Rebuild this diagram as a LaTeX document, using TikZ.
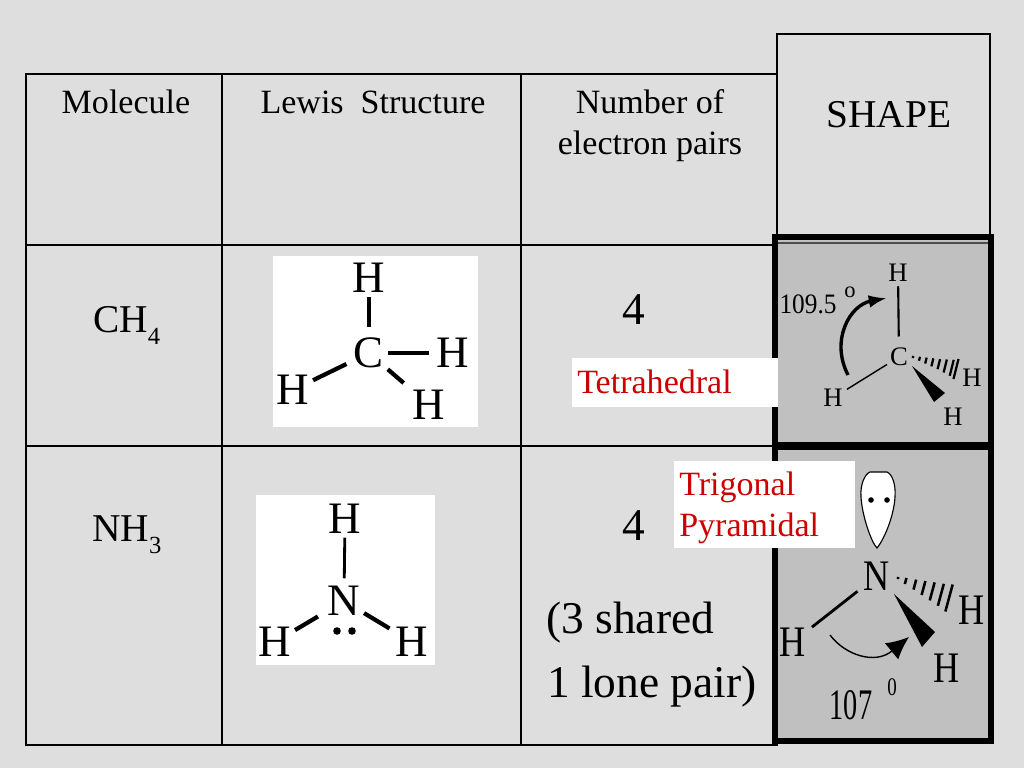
\documentclass[tikz,border=0pt]{standalone}
\usepackage{fontspec}
\setmainfont{Liberation Serif}
\usetikzlibrary{calc,arrows.meta}
\definecolor{slidegray}{RGB}{222,222,222}
\definecolor{boxgray}{RGB}{192,192,192}
\definecolor{labelred}{RGB}{204,0,0}
\newcommand{\lowdigit}[1]{\raisebox{-9pt}{\fontsize{17.5}{20}\selectfont #1}}
\tikzset{
    headtext/.style={font=\fontsize{24.2}{29}\selectfont, inner sep=0pt},
    bigtext/.style={font=\fontsize{32.3}{45.5}\selectfont, inner sep=0pt},
    formula/.style={font=\fontsize{28}{34}\selectfont, inner sep=0pt, anchor=base west},
    redlabel/.style={font=\fontsize{24.2}{29}\selectfont, text=labelred, inner sep=0pt, anchor=west, align=left},
    lewisatom/.style={font=\fontsize{32}{36}\selectfont, inner sep=2.5pt},
    tinyatom/.style={font=\fontsize{19}{22}\selectfont, inner sep=2pt},
    tallatom/.style={font=\fontsize{31}{36}\selectfont, inner sep=2pt, transform shape, xscale=.83},
    lewisbond/.style={line width=2.3pt},
    tablerule/.style={black, line width=1.1pt},
    heavyrule/.style={black, line width=3.6pt},
}
\begin{document}
\begin{tikzpicture}[x=0.025cm, y=-0.025cm]
% Slide background
\fill[slidegray] (0,0) rectangle (1024,768);

% Gray panels of the shape column
\fill[boxgray] (775,237) rectangle (991,445);
\fill[boxgray] (775,447) rectangle (991,741);

% Table rules
\draw[tablerule] (26,74) rectangle (777,745);
\foreach \x in {222,521} {
    \draw[tablerule] (\x,74) -- (\x,745);
}
\foreach \y in {245,446} {
    \draw[tablerule] (26,\y) -- (777,\y);
}
\draw[tablerule] (777,74) -- (777,34) -- (990,34) -- (990,237);
\draw[black!70, line width=1pt] (777,243) -- (990,243);

% Heavy frames
\draw[heavyrule] (775,237) rectangle (991,445);
\draw[heavyrule] (775,447) rectangle (991,741);

% White patches
\fill[white] (572,358) rectangle (778,407);
\fill[white] (674,461) rectangle (855,548);
\fill[white] (273,256) rectangle (478,427);
\fill[white] (256,495) rectangle (435,665);

% Header row
\node[headtext, anchor=base] (molecule) at (126,114) {Molecule};
\node[headtext, anchor=base] (lewis) at (373,114) {Lewis\ \ Structure};
\node[headtext, align=center] (pairs) at (650,126) {Number of\\electron pairs};
\node[font=\fontsize{28}{34}\selectfont, inner sep=0pt, anchor=base] (shape) at (889,128) {SHAPE};

% Row labels
\node[formula] (methane) at (93,332) {CH\lowdigit{4}};
\node[formula] (ammonia) at (92,541) {NH\lowdigit{3}};

% Pair counts
\node[bigtext, anchor=base] (countc) at (634,324) {4};
\node[bigtext, anchor=base] (countn) at (634,540) {4};
\node[bigtext, anchor=base west] (shared) at (546,633) {(3 shared};
\node[bigtext, anchor=base west] (lone) at (547,697) {1 lone pair)};

% Red labels
\node[redlabel] (tetra) at (577,382) {Tetrahedral};
\node[redlabel] (trigonal) at (679,508) {Trigonal\\Pyramidal};

% Lewis structure of CH4
\node[lewisatom] (cc) at (369,353) {C};
\node[lewisatom] (cht) at (369,278) {H};
\node[lewisatom] (chr) at (453,353) {H};
\node[lewisatom] (chl) at (293,390) {H};
\node[lewisatom] (chb) at (429,405) {H};
\draw[lewisbond, shorten <=5pt] (cc) -- (cht);
\draw[lewisbond, shorten >=2.5pt] (cc) -- (chr);
\draw[lewisbond, line width=3pt, shorten <=3pt] (cc) -- (chl);
\draw[lewisbond, line width=3pt, shorten >=5pt] (cc) -- (chb);

% Lewis structure of NH3
\node[lewisatom] (nn) at (344,601) {N};
\node[lewisatom] (nht) at (345,519) {H};
\node[lewisatom] (nhl) at (275,642) {H};
\node[lewisatom] (nhr) at (412,642) {H};
\draw[lewisbond, line width=2pt, shorten <=3pt] (nn) -- (nht);
\draw[lewisbond, line width=3pt, shorten <=5pt] (nn) -- (nhl);
\draw[lewisbond, line width=3pt, shorten >=2pt] (nn) -- (nhr);
\fill (337,631) circle (3.8);
\fill (352,631) circle (3.8);

% Shape of CH4
\node[tinyatom] (sc) at (899,357) {C};
\node[tinyatom] (sht) at (898,273) {H};
\node[tinyatom] (shl) at (833,398) {H};
\node[tinyatom] (shr) at (972,378) {H};
\node[tinyatom] (shb) at (953,417) {H};
\draw[line width=1.5pt, shorten <=6pt, shorten >=1pt] (sc) -- (sht);
\draw[line width=1pt, shorten >=1pt] (sc) -- (shl);
\fill (912,366) -- (945,393) -- (934,402) -- cycle;
\coordinate (shash1) at (913,357);
\coordinate (shash2) at (956,369);
\foreach \t/\h in {0/1, .15/2, .3/3, .45/4, .6/5, .75/6.5, .9/8, 1/10} {
    \draw[line width=1.6pt] ($(shash1)!\t!(shash2)+(.25*\h,-\h)$) -- ($(shash1)!\t!(shash2)+(-.25*\h,\h)$);
}
\node[font=\fontsize{20}{22}\selectfont, inner sep=0pt, transform shape, xscale=.9] (anglec) at (808,304) {109.5};
\node[font=\fontsize{16}{18}\selectfont, inner sep=0pt] (degc) at (850,292) {o};
\coordinate (arcc1) at (848,375);
\coordinate (arcc2) at (887,298);
\draw[line width=2.4pt, -{Latex[length=13pt, width=9pt]}] (arcc1) .. controls (830,340) and (850,305) .. (arcc2);

% Shape of NH3
\draw[fill=white, line width=.8pt] (870,472) -- (887,472)
    .. controls (892,474) and (896,484) .. (895,497)
    .. controls (894,515) and (885,538) .. (877,548)
    .. controls (871,542) and (862,515) .. (861,497)
    .. controls (860,484) and (865,474) .. (870,472) -- cycle;
\fill (871,500) circle (2.8);
\fill (887,500) circle (2.8);
\node[tallatom] (sn) at (877,576) {N};
\node[tallatom] (snl) at (793,642) {H};
\node[tallatom] (snr) at (972,610) {H};
\node[tallatom] (snb) at (947,668) {H};
\draw[line width=2pt, shorten <=3.5pt, shorten >=3pt] (sn) -- (snl);
\fill (894,594) -- (935,632) -- (922,647) -- cycle;
\coordinate (nhash1) at (898,578);
\coordinate (nhash2) at (949,598);
\foreach \t/\h in {0/1, .15/3, .33/5, .5/7, .67/9, .84/11, 1/13.5} {
    \draw[line width=1.8pt] ($(nhash1)!\t!(nhash2)+(.27*\h,-\h)$) -- ($(nhash1)!\t!(nhash2)+(-.27*\h,\h)$);
}
\coordinate (arcn1) at (830,635);
\coordinate (arcn2) at (909,637);
\draw[line width=1pt, -{Latex[length=16pt, width=15pt]}] (arcn1) .. controls (845,655) and (875,665) .. (arcn2);
\node[font=\fontsize{31}{36}\selectfont, inner sep=0pt, transform shape, xscale=.65] (anglen) at (851,705) {107};
\node[font=\fontsize{18}{20}\selectfont, inner sep=0pt, transform shape, xscale=.75] (degn) at (892,687) {0};
\end{tikzpicture}
\end{document}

● Problem details:
Only the lines from the start of the material through the line containing "(256,495) rectangle (435,665);" should be transcribed. Pictures stay out.

● Output:
Rebuild this diagram as a LaTeX document, using TikZ.
\documentclass[tikz,border=0pt]{standalone}
\usepackage{fontspec}
\setmainfont{Liberation Serif}
\usetikzlibrary{calc,arrows.meta}
\definecolor{slidegray}{RGB}{222,222,222}
\definecolor{boxgray}{RGB}{192,192,192}
\definecolor{labelred}{RGB}{204,0,0}
\newcommand{\lowdigit}[1]{\raisebox{-9pt}{\fontsize{17.5}{20}\selectfont #1}}
\tikzset{
    headtext/.style={font=\fontsize{24.2}{29}\selectfont, inner sep=0pt},
    bigtext/.style={font=\fontsize{32.3}{45.5}\selectfont, inner sep=0pt},
    formula/.style={font=\fontsize{28}{34}\selectfont, inner sep=0pt, anchor=base west},
    redlabel/.style={font=\fontsize{24.2}{29}\selectfont, text=labelred, inner sep=0pt, anchor=west, align=left},
    lewisatom/.style={font=\fontsize{32}{36}\selectfont, inner sep=2.5pt},
    tinyatom/.style={font=\fontsize{19}{22}\selectfont, inner sep=2pt},
    tallatom/.style={font=\fontsize{31}{36}\selectfont, inner sep=2pt, transform shape, xscale=.83},
    lewisbond/.style={line width=2.3pt},
    tablerule/.style={black, line width=1.1pt},
    heavyrule/.style={black, line width=3.6pt},
}
\begin{document}
\begin{tikzpicture}[x=0.025cm, y=-0.025cm]
% Slide background
\fill[slidegray] (0,0) rectangle (1024,768);

% Gray panels of the shape column
\fill[boxgray] (775,237) rectangle (991,445);
\fill[boxgray] (775,447) rectangle (991,741);

% Table rules
\draw[tablerule] (26,74) rectangle (777,745);
\foreach \x in {222,521} {
    \draw[tablerule] (\x,74) -- (\x,745);
}
\foreach \y in {245,446} {
    \draw[tablerule] (26,\y) -- (777,\y);
}
\draw[tablerule] (777,74) -- (777,34) -- (990,34) -- (990,237);
\draw[black!70, line width=1pt] (777,243) -- (990,243);

% Heavy frames
\draw[heavyrule] (775,237) rectangle (991,445);
\draw[heavyrule] (775,447) rectangle (991,741);

% White patches
\fill[white] (572,358) rectangle (778,407);
\fill[white] (674,461) rectangle (855,548);
\fill[white] (273,256) rectangle (478,427);
\fill[white] (256,495) rectangle (435,665);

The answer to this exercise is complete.